The one big negative investors are choosing to ignore is the rising price of oil, which in the past, has pulled down growth for developed markets, as any extra consumer disposable income is eaten away by higher petrol prices.

Thus, the same optimism we witnessed in early 2011 with respect to developed economies (i.e. the US) showing strong recovery, may well be dashed. In India, higher oil prices will inevitably be a headache for the Reserve Bank of India (). Also, the recent optimism that interest rates may come down (slash interest rates) much quickly may prove premature.

The other negative side-effect of liquidity has been the rise in commodity prices. Again, for India, this will either lead to higher product prices (inflationary) or companies taking a hit on margins. This may lead to further earnings’ downgrades and cap the valuation upside in the short-term.

Is there more pain in store for the markets as far as the situation in Greece and Iran is concerned?
The Greek situation has now been (hopefully) resolved. However, hard work is still needed in terms of austerity. Focus will now turn to Ireland, Portugal and Spain and how they implement their austerity programmes.

For sure, the new mantra for the euro zone has to be growth and we believe investors will start focusing on this. If the US experience is anything to go by, “money doesn’t necessarily buy you growth”.

So, it will be how business views the recent moves by the finance leaders of Europe and, more importantly, if they have confidence in the euro leaders to believe “growth” will happen. The next quarter will be critical from this standpoint.

The liquidity gush has seen most equity markets, especially India, do well in 2012. Have we run up ahead of fundamentals? How do we compare with other emerging market peers in terms of valuations?
Around $4 billion of foreign institutional funds have flowed into India (year-to-date) and the market is now looking fairly valued, both to its own historic price-to-earnings ratios and to other emerging markets.

This liquidity rush has, without doubt, changed India Inc’s body language to a more positive outlook and the government is playing its role by focusing on the problems in the power sector. Throw in the expectations of a stronger government after the local elections and the RBI reducing interest rates, and it could be argued that the fundamentals for India are rapidly ticking higher.

We are cautiously optimistic and feel there are still headwinds out there that could quickly turn the sentiment around. We feel, in the short-term the market has probably run ahead of itself.

How are you positioning your clients from this level onwards? Any stock/sector/theme where you still find value from a medium-term perspective?
Over the next one year, we are positive on interest rate-sensitive sectors though we would wait for any pullback before adding to portfolios. Media is of particular interest and we remain bullish that the structural changes taking place in the sector will lead to growth as well as mergers and acquisitions as consolidation takes hold.

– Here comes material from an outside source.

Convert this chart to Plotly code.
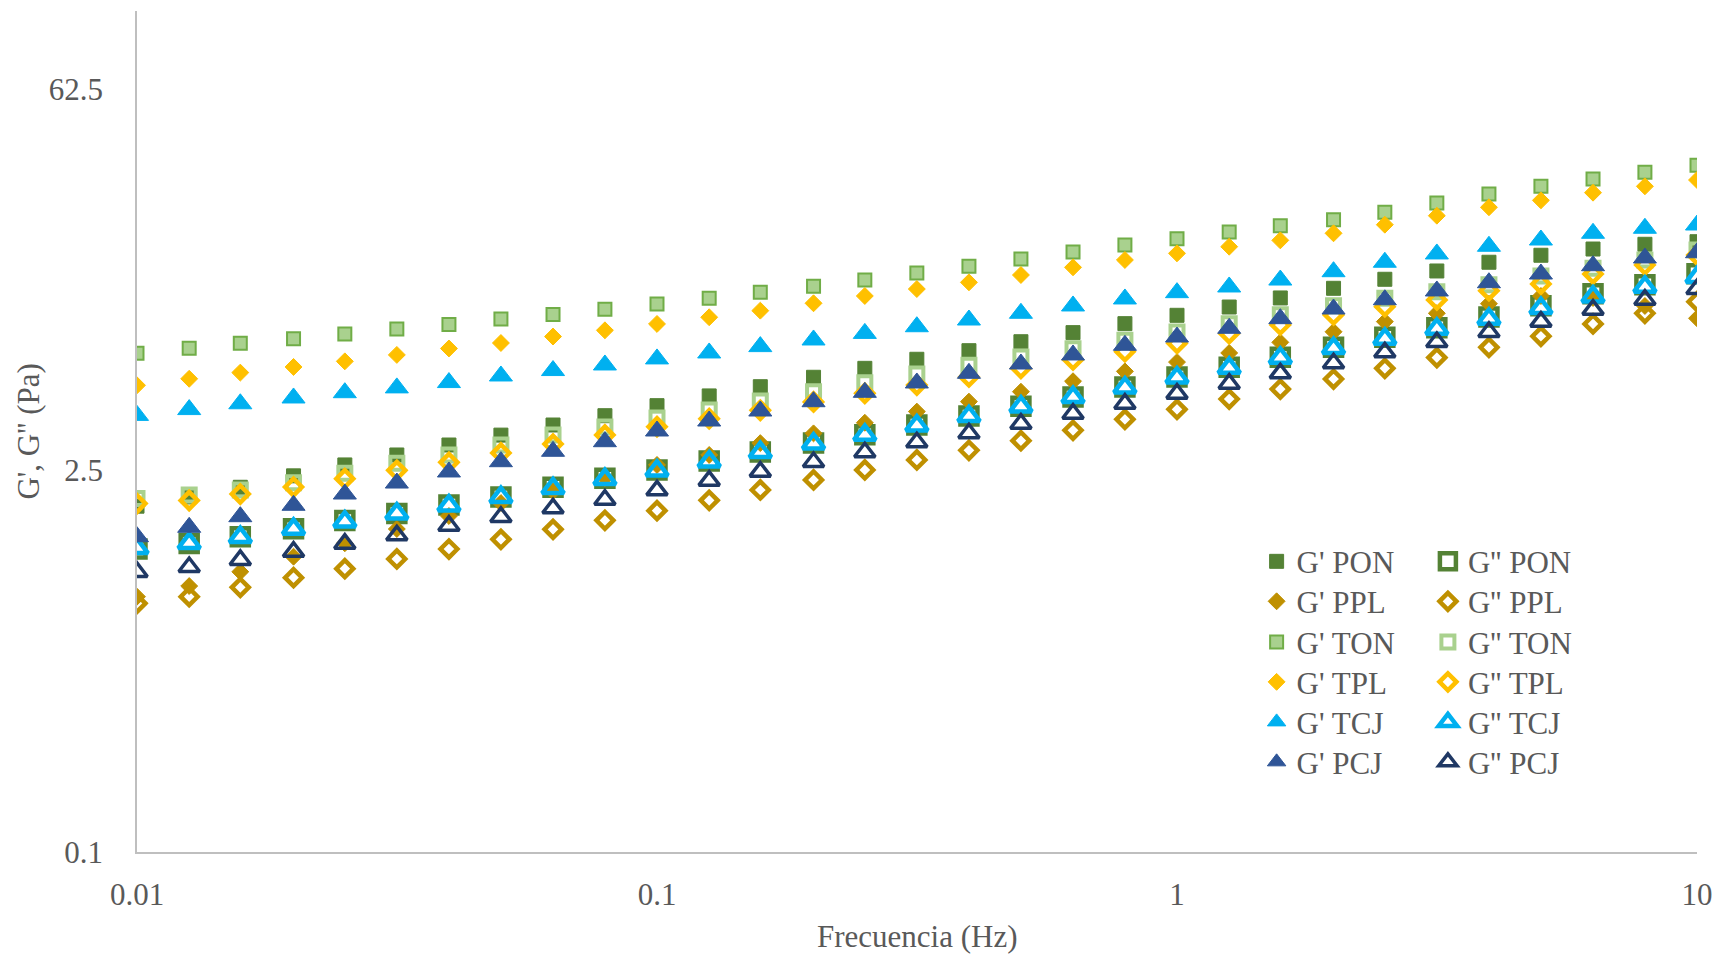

We would not be chasing the infrastructure and power sectors until greater clarity emerges from the government. This may be a conservative view but given how difficult it would be to fix all the problems at one go, the market may be disappointed.

What are your expectations from the Union Budget 2012?
We hope it is not too populist as fiscal deficit remains a huge concern for foreign investors. A more balanced outcome towards fiscal restraint would be a welcome move.